Brian Riedl, the lead budget analyst for the Heritage Foundation, disagreed that the economics of deficit spending were quite this simple. “Is the assumption that expanding government is good for economic growth?” asked Riedl. “If that worked, France and Germany would have spent the last 25 years as the strongest economies in the world, instead of watching the United States grow at a faster rate.”

Riedl is pretending to not be familiar with the argument that when an economy is in recession an increased budget deficit can lead to increased economic growth. A minority of people don’t believe this is correct, but it’s impossible to believe that a grown man who participates in economic policy debates for a living would actually be unfamiliar with it and present this alternative hypothesis. Apparently, Riedl thinks it’s more important to curry favor with the wingnut caucus on the Hill than to inform the public. And apparently he thinks the best way to do this is to make himself look like an idiot. It’s an interesting statement.
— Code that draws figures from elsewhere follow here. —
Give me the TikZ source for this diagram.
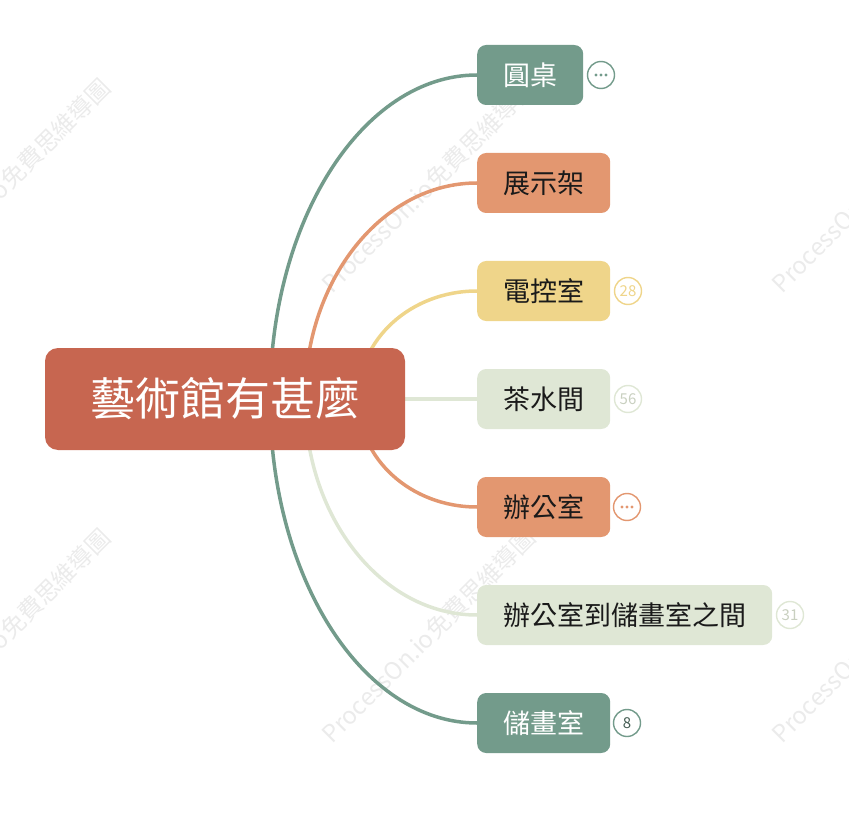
\documentclass[tikz,border=0pt]{standalone}
\usepackage{fontspec}
\setmainfont{Noto Sans CJK TC}
\usetikzlibrary{backgrounds}
\definecolor{tealc}{HTML}{739B8B}
\definecolor{salmonc}{HTML}{E39770}
\definecolor{yellowc}{HTML}{EFD58A}
\definecolor{sagec}{HTML}{DFE7D5}
\definecolor{rootc}{HTML}{C76650}
\definecolor{inkc}{HTML}{1A1A1A}

\begin{document}
\begin{tikzpicture}[x=1pt,y=-1pt,
  root/.style={fill=rootc,text=white,rounded corners=13pt,minimum width=360pt,minimum height=102pt,inner xsep=0pt,font=\fontsize{45}{45}\selectfont},
  topic/.style={anchor=west,rounded corners=9pt,minimum height=60pt,inner xsep=26pt,inner ysep=0pt,font=\fontsize{27}{27}\selectfont},
  badge/.style={circle,draw,line width=1.4pt,fill=white,minimum size=27pt,inner sep=0pt,font=\fontsize{15}{15}\selectfont},
  link/.style={line width=3.5pt},
  wmark/.style={anchor=base west,rotate=45,text=black!8,font=\fontsize{24}{24}\selectfont}]
\useasboundingbox (0,0) rectangle (849,813);
\node[root] (0) at (225,399) {藝術館有甚麼};
\node[topic,fill=tealc,text=white] (1) at (477,75) {圓桌};
\node[topic,fill=salmonc,text=inkc] (2) at (477,183) {展示架};
\node[topic,fill=yellowc,text=inkc] (3) at (477,291) {電控室};
\node[topic,fill=sagec,text=inkc] (4) at (477,399) {茶水間};
\node[topic,fill=salmonc,text=inkc] (5) at (477,507) {辦公室};
\node[topic,fill=sagec,text=inkc] (6) at (477,615) {辦公室到儲畫室之間};
\node[topic,fill=tealc,text=white] (7) at (477,723) {儲畫室};
\node[badge,draw=tealc] (b1) at (601,75) {};
\node[badge,draw=yellowc,text=yellowc] (b3) at (628,291) {28};
\node[badge,draw=sagec,text=sagec!90!black] (b4) at (628,399) {56};
\node[badge,draw=salmonc] (b5) at (627,507) {};
\node[badge,draw=sagec,text=sagec!90!black] (b6) at (790,615) {31};
\node[badge,draw=tealc,text=tealc!60!black] (b7) at (627,723) {8};
\foreach \d in {-5,0,5} {
  \fill[tealc] ([xshift=\d pt]b1.center) circle (1.6pt);
  \fill[salmonc] ([xshift=\d pt]b5.center) circle (1.6pt);
}
\begin{pgfonlayer}{background}
\begin{scope}
\clip (0,0) rectangle (849,813);
\foreach \x [count=\i] in {-95,330,780}
  \foreach \y [count=\j] in {297,747}
    \node[wmark] (w\i\j) at (\x,\y) {ProcessOn.io免費思維導圖};
\end{scope}
\draw[link,tealc] ([xshift=45pt]0.center) .. controls +(0,-179) and +(-114,0) .. (1.west);
\draw[link,salmonc] ([xshift=80pt]0.center) .. controls +(0,-119) and +(-95,0) .. (2.west);
\draw[link,yellowc] ([xshift=133pt]0.center) .. controls +(0,-60) and +(-66,0) .. (3.west);
\draw[link,sagec] (0.east) -- (4.west);
\draw[link,salmonc] ([xshift=133pt]0.center) .. controls +(0,60) and +(-66,0) .. (5.west);
\draw[link,sagec] ([xshift=80pt]0.center) .. controls +(0,119) and +(-95,0) .. (6.west);
\draw[link,tealc] ([xshift=45pt]0.center) .. controls +(0,179) and +(-114,0) .. (7.west);
\end{pgfonlayer}
\end{tikzpicture}
\end{document}
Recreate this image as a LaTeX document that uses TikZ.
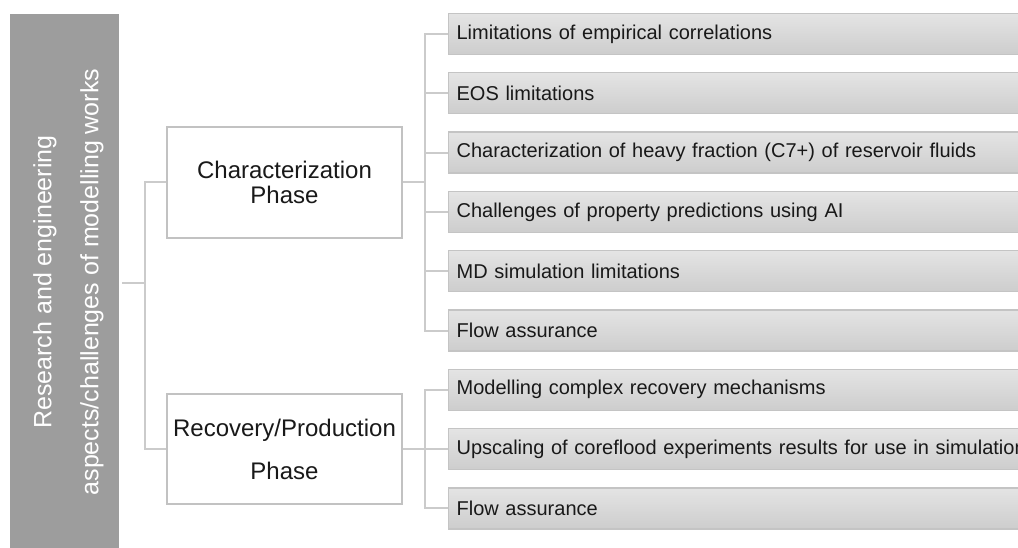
\documentclass[tikz,border=0pt]{standalone}
\usepackage{fontspec}
\setmainfont{Liberation Sans}
\begin{document}
\begin{tikzpicture}[x=1pt,y=-1pt,
  conn/.style={draw=linegray,line width=2pt},
  barbox/.style={fill=bargray,text=white,minimum width=109pt,minimum height=534pt,inner sep=0pt},
  phasebox/.style={draw=boxedge,line width=1.6pt,fill=white,minimum width=235pt,inner sep=0pt,align=center,text=black!90},
  itembox/.style={draw=itemedge,line width=1.2pt,top color=itemtop,bottom color=itembot,
     anchor=west,minimum height=41pt,text width=584pt,inner xsep=8pt,inner ysep=0pt,align=left,
     font=\fontsize{20}{24}\selectfont,text=black!90}]
\definecolor{bargray}{HTML}{9D9D9D}
\definecolor{linegray}{HTML}{CBCBCB}
\definecolor{boxedge}{HTML}{C2C2C2}
\definecolor{itemedge}{HTML}{C4C4C4}
\definecolor{itemtop}{HTML}{E4E4E4}
\definecolor{itembot}{HTML}{CDCDCD}
\useasboundingbox (0,0) rectangle (1018,548);
\clip (0,0) rectangle (1018,548);

\node[barbox] (bar) at (64.5,281) {};
\node[rotate=90,text=white,align=center,font=\fontsize{25}{47}\selectfont] (bartext) at (68.5,282)
  {Research and engineering\\aspects/challenges of modelling works};

\node[phasebox,minimum height=111pt,font=\fontsize{24}{25.5}\selectfont] (char) at (284.5,182.5) {Characterization\\Phase};
\node[phasebox,minimum height=110pt,font=\fontsize{24}{43}\selectfont] (rec) at (284.5,449) {Recovery/Production\\Phase};

\node[itembox] (b1) at (448,34.0) {Limitations of empirical correlations};
\node[itembox] (b2) at (448,93.3) {EOS limitations};
\node[itembox] (b3) at (448,152.6) {Characterization of heavy fraction (C7+) of reservoir fluids};
\node[itembox] (b4) at (448,211.9) {Challenges of property predictions using AI};
\node[itembox] (b5) at (448,271.2) {MD simulation limitations};
\node[itembox] (b6) at (448,330.5) {Flow assurance};
\node[itembox] (b7) at (448,389.8) {Modelling complex recovery mechanisms};
\node[itembox] (b8) at (448,449.1) {Upscaling of coreflood experiments results for use in simulation};
\node[itembox] (b9) at (448,508.4) {Flow assurance};

\coordinate (j0) at (122,283);
\coordinate (j1) at (145,283);
\coordinate (k1) at (425,182.5);
\coordinate (k2) at (425,449);

\draw[conn] (j0) -- (j1);
\draw[conn] (char.west) -| (j1);
\draw[conn] (rec.west) -| (j1);
\draw[conn] (char.east) -- (k1);
\foreach \b in {b1,b2,b3,b4,b5,b6} \draw[conn] (k1) |- (\b.west);
\draw[conn] (rec.east) -- (k2);
\foreach \b in {b7,b8,b9} \draw[conn] (k2) |- (\b.west);
\end{tikzpicture}
\end{document}
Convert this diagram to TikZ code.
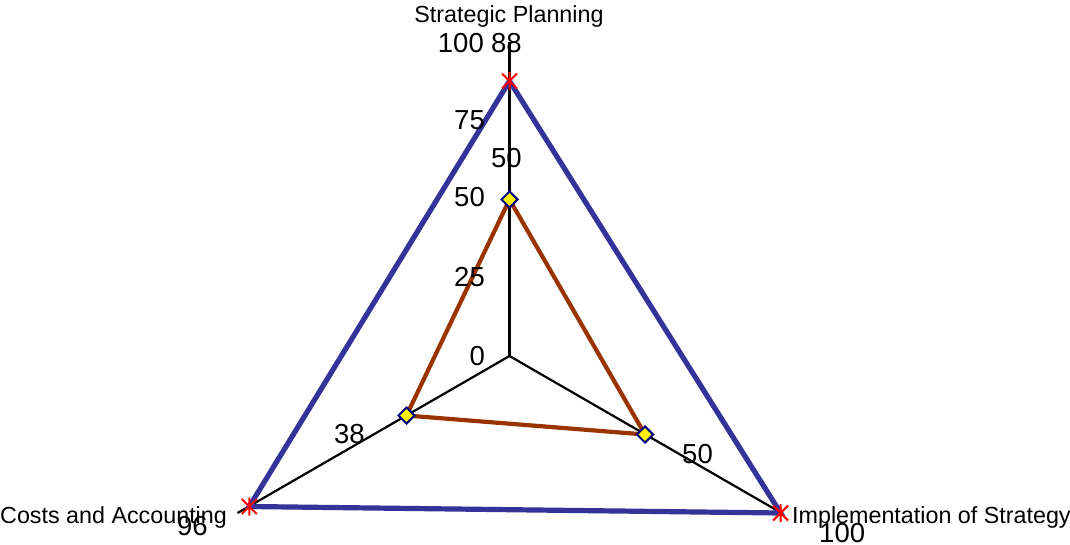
\documentclass[tikz,border=0pt]{standalone}
\usepackage{fontspec}
\setmainfont{Liberation Sans}
\usetikzlibrary{shapes.geometric}
\definecolor{polyblue}{RGB}{51,51,153}
\definecolor{polybrown}{RGB}{153,51,0}
\definecolor{mknavy}{RGB}{0,0,128}
\begin{document}
\begin{tikzpicture}[x=1pt,y=-1pt,
  axisline/.style={black,line width=2.2pt},
  seriesa/.style={polyblue,line width=5.2pt,line join=miter},
  seriesb/.style={polybrown,line width=4.2pt,line join=miter},
  diamk/.style={diamond,draw=mknavy,fill=yellow,line width=2pt,minimum width=17pt,minimum height=17pt,inner sep=0pt},
  starmk/.style={red,line width=2pt},
  axname/.style={inner sep=0pt,font=\fontsize{23.3}{28}\selectfont},
  numlab/.style={inner sep=0pt,font=\fontsize{27.5}{32}\selectfont}]
\useasboundingbox (0,0) rectangle (1070,545);
% axes
\coordinate (c) at (509.5,356);
\coordinate (etop) at (509.5,42);
\coordinate (eright) at (780.6,512.5);
\coordinate (eleft) at (237.5,513);
\draw[axisline] (c) -- (etop);
\draw[axisline] (c) -- (eright);
\draw[axisline] (c) -- (eleft);
% data points
\coordinate (a1) at (509.5,81);
\coordinate (a2) at (780.6,513);
\coordinate (a3) at (249.3,506.5);
\coordinate (b1) at (509.5,199.5);
\coordinate (b2) at (645.0,434.5);
\coordinate (b3) at (406.5,415.5);
\draw[seriesa] (a1) -- (a2) -- (a3) -- cycle;
\draw[seriesb] (b1) -- (b2) -- (b3) -- cycle;
% markers
\foreach \p in {a1,a2,a3}{
  \draw[starmk] (\p) +(-7.5,-7.5) -- +(7.5,7.5) (\p) +(-7.5,7.5) -- +(7.5,-7.5) (\p) +(0,-9) -- +(0,9);
}
\node[diamk] (mb1) at (b1) {};
\node[diamk] (mb2) at (b2) {};
\node[diamk] (mb3) at (b3) {};
% axis names
\node[axname,anchor=base] (n1) at (509,23) {Strategic Planning};
\node[axname,anchor=base west] (n2) at (0,523) {Costs and Accounting};
\node[axname,anchor=base west] (n3) at (792,523) {Implementation of Strategy};
% tick labels
\node[numlab,anchor=base east] (t0) at (485,365) {0};
\node[numlab,anchor=base east] (t25) at (485,287) {25};
\node[numlab,anchor=base east] (t50) at (485,207) {50};
\node[numlab,anchor=base east] (t75) at (485,130) {75};
\node[numlab,anchor=base east] (t100) at (484,53) {100};
% data labels
\node[numlab,anchor=base west] (d1) at (491,53) {88};
\node[numlab,anchor=base west] (d2) at (491,168) {50};
\node[numlab,anchor=base west] (d3) at (334,443) {38};
\node[numlab,anchor=base west] (d4) at (177,535) {96};
\node[numlab,anchor=base west] (d5) at (682,463) {50};
\node[numlab,anchor=base west] (d6) at (819,542) {100};
\end{tikzpicture}
\end{document}
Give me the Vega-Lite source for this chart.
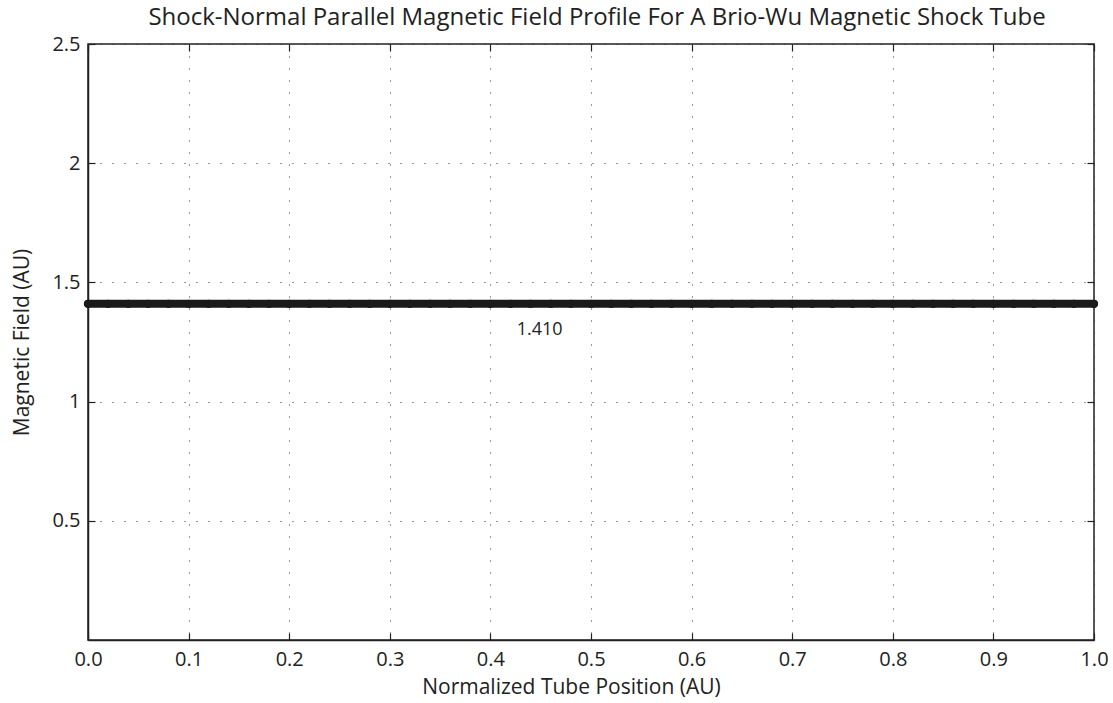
{
  "$schema": "https://vega.github.io/schema/vega-lite/v6.json",
  "autosize": {"type": "none"},
  "width": 1006,
  "height": 596,
  "padding": {"left": 88, "top": 44, "right": 19, "bottom": 63},
  "background": "white",
  "title": {"text": "Shock-Normal Parallel Magnetic Field Profile For A Brio-Wu Magnetic Shock Tube", "font": "Open Sans", "fontSize": 24, "fontWeight": "normal", "color": "#222", "offset": 4, "anchor": "middle", "dx": 6},
  "config": {
    "view": {"stroke": "#222", "strokeWidth": 1.5},
    "axis": {"labelFont": "Open Sans", "labelFontSize": 20, "labelColor": "#222", "titleFont": "Open Sans", "titleFontSize": 21, "titleFontWeight": "normal", "titleColor": "#222", "domainColor": "#222", "domainWidth": 1.5, "tickColor": "#222", "tickSize": -7, "tickWidth": 1.2, "gridColor": "#333", "gridDash": [1, 11], "gridWidth": 1, "gridOpacity": 1, "labelFlush": false}
  },
  "resolve": {"axis": {"x": "independent", "y": "independent"}},
  "datasets": {
    "profile": [
      {"x": 0.0, "b": 1.41}, {"x": 0.02, "b": 1.41}, {"x": 0.04, "b": 1.41}, {"x": 0.06, "b": 1.41}, {"x": 0.08, "b": 1.41},
      {"x": 0.1, "b": 1.41}, {"x": 0.12, "b": 1.41}, {"x": 0.14, "b": 1.41}, {"x": 0.16, "b": 1.41}, {"x": 0.18, "b": 1.41},
      {"x": 0.2, "b": 1.41}, {"x": 0.22, "b": 1.41}, {"x": 0.24, "b": 1.41}, {"x": 0.26, "b": 1.41}, {"x": 0.28, "b": 1.41},
      {"x": 0.3, "b": 1.41}, {"x": 0.32, "b": 1.41}, {"x": 0.34, "b": 1.41}, {"x": 0.36, "b": 1.41}, {"x": 0.38, "b": 1.41},
      {"x": 0.4, "b": 1.41}, {"x": 0.42, "b": 1.41}, {"x": 0.44, "b": 1.41}, {"x": 0.46, "b": 1.41}, {"x": 0.48, "b": 1.41},
      {"x": 0.5, "b": 1.41}, {"x": 0.52, "b": 1.41}, {"x": 0.54, "b": 1.41}, {"x": 0.56, "b": 1.41}, {"x": 0.58, "b": 1.41},
      {"x": 0.6, "b": 1.41}, {"x": 0.62, "b": 1.41}, {"x": 0.64, "b": 1.41}, {"x": 0.66, "b": 1.41}, {"x": 0.68, "b": 1.41},
      {"x": 0.7, "b": 1.41}, {"x": 0.72, "b": 1.41}, {"x": 0.74, "b": 1.41}, {"x": 0.76, "b": 1.41}, {"x": 0.78, "b": 1.41},
      {"x": 0.8, "b": 1.41}, {"x": 0.82, "b": 1.41}, {"x": 0.84, "b": 1.41}, {"x": 0.86, "b": 1.41}, {"x": 0.88, "b": 1.41},
      {"x": 0.9, "b": 1.41}, {"x": 0.92, "b": 1.41}, {"x": 0.94, "b": 1.41}, {"x": 0.96, "b": 1.41}, {"x": 0.98, "b": 1.41},
      {"x": 1.0, "b": 1.41}
    ],
    "label": [{"x": 0.449, "b": 1.3, "text": "1.410"}]
  },
  "layer": [
    {
      "data": {"name": "profile"},
      "mark": {"type": "line", "color": "#1a1a1a", "strokeWidth": 8, "strokeCap": "round", "clip": false},
      "encoding": {
        "x": {"field": "x", "type": "quantitative", "scale": {"domain": [0, 1], "nice": false},
          "axis": {"title": "Normalized Tube Position (AU)", "values": [0, 0.1, 0.2, 0.3, 0.4, 0.5, 0.6, 0.7, 0.8, 0.9, 1.0], "format": ".1f", "grid": true, "labelPadding": 16, "titlePadding": 7, "titleX": 483, "titleAlign": "center"}},
        "y": {"field": "b", "type": "quantitative", "scale": {"domain": [0, 2.5], "nice": false},
          "axis": {"title": "Magnetic Field (AU)", "values": [0.5, 1, 1.5, 2, 2.5], "format": "~g", "grid": true, "labelPadding": 15, "titlePadding": 19}}
      }
    },
    {
      "data": {"name": "profile"},
      "mark": {"type": "point", "filled": true, "color": "#1a1a1a", "size": 70, "opacity": 1, "clip": false},
      "encoding": {
        "x": {"field": "x", "type": "quantitative",
          "axis": {"orient": "top", "title": null, "labels": false, "grid": false, "domain": false, "values": [0, 0.1, 0.2, 0.3, 0.4, 0.5, 0.6, 0.7, 0.8, 0.9, 1.0]}},
        "y": {"field": "b", "type": "quantitative",
          "axis": {"orient": "right", "title": null, "labels": false, "grid": false, "domain": false, "values": [0.5, 1, 1.5, 2, 2.5]}}
      }
    },
    {
      "data": {"name": "label"},
      "mark": {"type": "text", "font": "Open Sans", "fontSize": 18, "color": "#222", "align": "center", "baseline": "middle"},
      "encoding": {
        "x": {"field": "x", "type": "quantitative", "axis": null},
        "y": {"field": "b", "type": "quantitative", "axis": null},
        "text": {"field": "text"}
      }
    }
  ]
}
For the record, however, the most-taxed countries on Earth (i.e., the countries where revenue is the highest percent of GDP) are in order:

  1. Denmark
  2. Sweden
  3. Belgium
  4. France
  5. Norway

In terms of per capita GDP these are, respectively, the 4th, 9th, 14th, 15th, and 3rd richest countries on earth while the United States is 17th. Of course in part that’s an exchange rate phenomenon and if you use PPP adjustments rather than market exchange rates, the U.S. looks better. On the other hand, if you peer into the future it seems to me that exchange rate comparisons are likely to make us look even worse in years to come. The high-tax five also do very well on things like the U.N. Human Development index.